PROVIDED MATERIAL
···

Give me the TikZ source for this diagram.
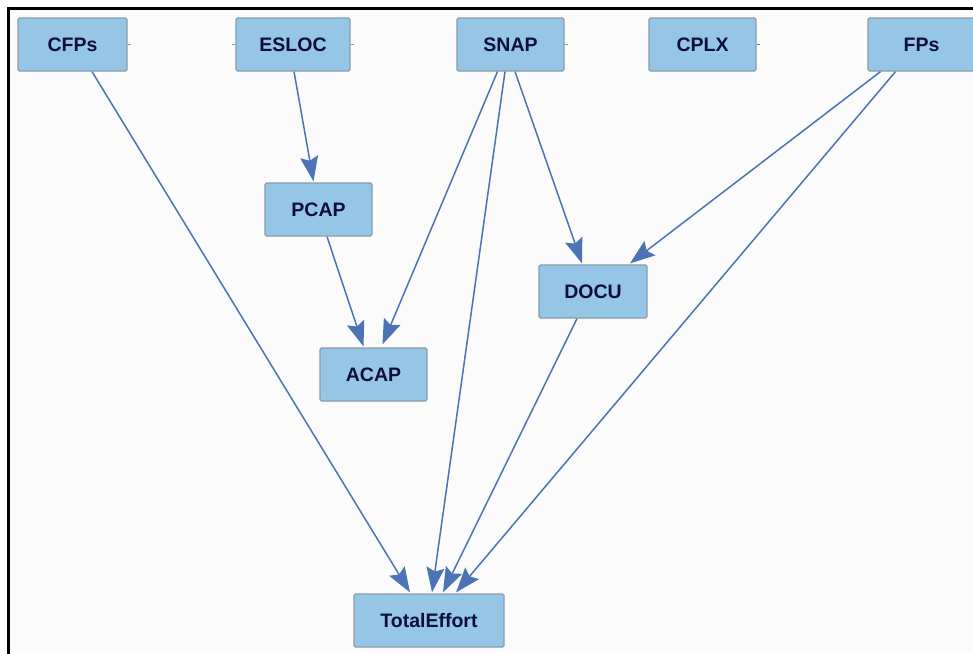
\documentclass[tikz,border=0pt]{standalone}
\usepackage{fontspec}
\setmainfont{Liberation Sans}
\usetikzlibrary{arrows.meta,calc}
\definecolor{boxfill}{HTML}{95C6E5}
\definecolor{boxline}{HTML}{8A9BAA}
\definecolor{edgeblue}{HTML}{4C73B6}
\definecolor{labelink}{HTML}{0E0E3A}
\definecolor{canvas}{HTML}{FBFBFB}
\tikzset{
  varbox/.style={draw=boxline, line width=1.2pt, fill=boxfill, rounded corners=1.5pt,
    minimum height=53pt, inner sep=0pt, text=labelink,
    font=\fontsize{19.5}{22}\selectfont\bfseries},
  link/.style={draw=edgeblue, line width=1.5pt,
    -{Stealth[length=25pt,width=18pt,inset=4pt,fill=edgeblue]}},
  stub/.style={draw=boxline, line width=1.2pt}
}
\begin{document}
\begin{tikzpicture}[x=1pt,y=-1pt]
\useasboundingbox (0,0) rectangle (973,653);
\clip (0,0) rectangle (973,653);
% canvas and frame
\fill[white] (0,0) rectangle (973,653);
\fill[canvas] (9,9) rectangle (973,653);
\draw[black, line width=3pt] (8,660) -- (8,8) -- (980,8);

% variables
\node[varbox, minimum width=109pt] (cfps)  at (72.5,44.5) {CFPs};
\node[varbox, minimum width=114pt] (esloc) at (293,44.5)  {ESLOC};
\node[varbox, minimum width=107pt] (snap)  at (510.5,44.5) {SNAP};
\node[varbox, minimum width=107pt] (cplx)  at (702.5,44.5) {CPLX};
\node[varbox, minimum width=107pt] (fps)   at (921.5,44.5) {FPs};
\node[varbox, minimum width=107pt] (pcap)  at (318.5,209.5) {PCAP};
\node[varbox, minimum width=107pt] (acap)  at (373.5,374.5) {ACAP};
\node[varbox, minimum width=108pt] (docu)  at (593,291.5) {DOCU};
\node[varbox, minimum width=150pt] (total) at (429,620.5) {TotalEffort};

% short port stubs on box sides
\draw[stub] (cfps.east) -- ++(3,0);
\draw[stub] (esloc.west) -- ++(-3,0);
\draw[stub] (esloc.east) -- ++(3,0);
\draw[stub] (snap.east) -- ++(3,0);
\draw[stub, edgeblue] (cplx.east) -- ++(3,0);

% dependencies
\draw[link] ($(cfps.south)+(19.5,0)$) -- ($(total.north)+(-19,-1)$);
\draw[link] ($(esloc.south)+(1,0)$) -- ($(pcap.north)+(-5,-1)$);
\draw[link] ($(pcap.south)+(8.5,0)$) -- ($(acap.north)+(-10,-1)$);
\draw[link] ($(snap.south)+(-13,0)$) -- ($(acap.north)+(9,-3)$);
\draw[link] ($(snap.south)+(-5.5,0)$) -- ($(total.north)+(3,-1)$);
\draw[link] ($(snap.south)+(4.5,0)$) -- ($(docu.north)+(-11,-1)$);
\draw[link] ($(fps.south)+(-41,0)$) -- ($(docu.north)+(37,-1)$);
\draw[link] ($(fps.south)+(-26,0)$) -- ($(total.north)+(27,-1)$);
\draw[link] ($(docu.south)+(-16,0)$) -- ($(total.north)+(14,-1)$);
\end{tikzpicture}
\end{document}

···

EXERCISE REQUIREMENTS
Copy the whole of the material above exactly, but not its images.

COMPLETE OUTPUT
Give me the TikZ source for this diagram.
\documentclass[tikz,border=0pt]{standalone}
\usepackage{fontspec}
\setmainfont{Liberation Sans}
\usetikzlibrary{arrows.meta,calc}
\definecolor{boxfill}{HTML}{95C6E5}
\definecolor{boxline}{HTML}{8A9BAA}
\definecolor{edgeblue}{HTML}{4C73B6}
\definecolor{labelink}{HTML}{0E0E3A}
\definecolor{canvas}{HTML}{FBFBFB}
\tikzset{
  varbox/.style={draw=boxline, line width=1.2pt, fill=boxfill, rounded corners=1.5pt,
    minimum height=53pt, inner sep=0pt, text=labelink,
    font=\fontsize{19.5}{22}\selectfont\bfseries},
  link/.style={draw=edgeblue, line width=1.5pt,
    -{Stealth[length=25pt,width=18pt,inset=4pt,fill=edgeblue]}},
  stub/.style={draw=boxline, line width=1.2pt}
}
\begin{document}
\begin{tikzpicture}[x=1pt,y=-1pt]
\useasboundingbox (0,0) rectangle (973,653);
\clip (0,0) rectangle (973,653);
% canvas and frame
\fill[white] (0,0) rectangle (973,653);
\fill[canvas] (9,9) rectangle (973,653);
\draw[black, line width=3pt] (8,660) -- (8,8) -- (980,8);

% variables
\node[varbox, minimum width=109pt] (cfps)  at (72.5,44.5) {CFPs};
\node[varbox, minimum width=114pt] (esloc) at (293,44.5)  {ESLOC};
\node[varbox, minimum width=107pt] (snap)  at (510.5,44.5) {SNAP};
\node[varbox, minimum width=107pt] (cplx)  at (702.5,44.5) {CPLX};
\node[varbox, minimum width=107pt] (fps)   at (921.5,44.5) {FPs};
\node[varbox, minimum width=107pt] (pcap)  at (318.5,209.5) {PCAP};
\node[varbox, minimum width=107pt] (acap)  at (373.5,374.5) {ACAP};
\node[varbox, minimum width=108pt] (docu)  at (593,291.5) {DOCU};
\node[varbox, minimum width=150pt] (total) at (429,620.5) {TotalEffort};

% short port stubs on box sides
\draw[stub] (cfps.east) -- ++(3,0);
\draw[stub] (esloc.west) -- ++(-3,0);
\draw[stub] (esloc.east) -- ++(3,0);
\draw[stub] (snap.east) -- ++(3,0);
\draw[stub, edgeblue] (cplx.east) -- ++(3,0);

% dependencies
\draw[link] ($(cfps.south)+(19.5,0)$) -- ($(total.north)+(-19,-1)$);
\draw[link] ($(esloc.south)+(1,0)$) -- ($(pcap.north)+(-5,-1)$);
\draw[link] ($(pcap.south)+(8.5,0)$) -- ($(acap.north)+(-10,-1)$);
\draw[link] ($(snap.south)+(-13,0)$) -- ($(acap.north)+(9,-3)$);
\draw[link] ($(snap.south)+(-5.5,0)$) -- ($(total.north)+(3,-1)$);
\draw[link] ($(snap.south)+(4.5,0)$) -- ($(docu.north)+(-11,-1)$);
\draw[link] ($(fps.south)+(-41,0)$) -- ($(docu.north)+(37,-1)$);
\draw[link] ($(fps.south)+(-26,0)$) -- ($(total.north)+(27,-1)$);
\draw[link] ($(docu.south)+(-16,0)$) -- ($(total.north)+(14,-1)$);
\end{tikzpicture}
\end{document}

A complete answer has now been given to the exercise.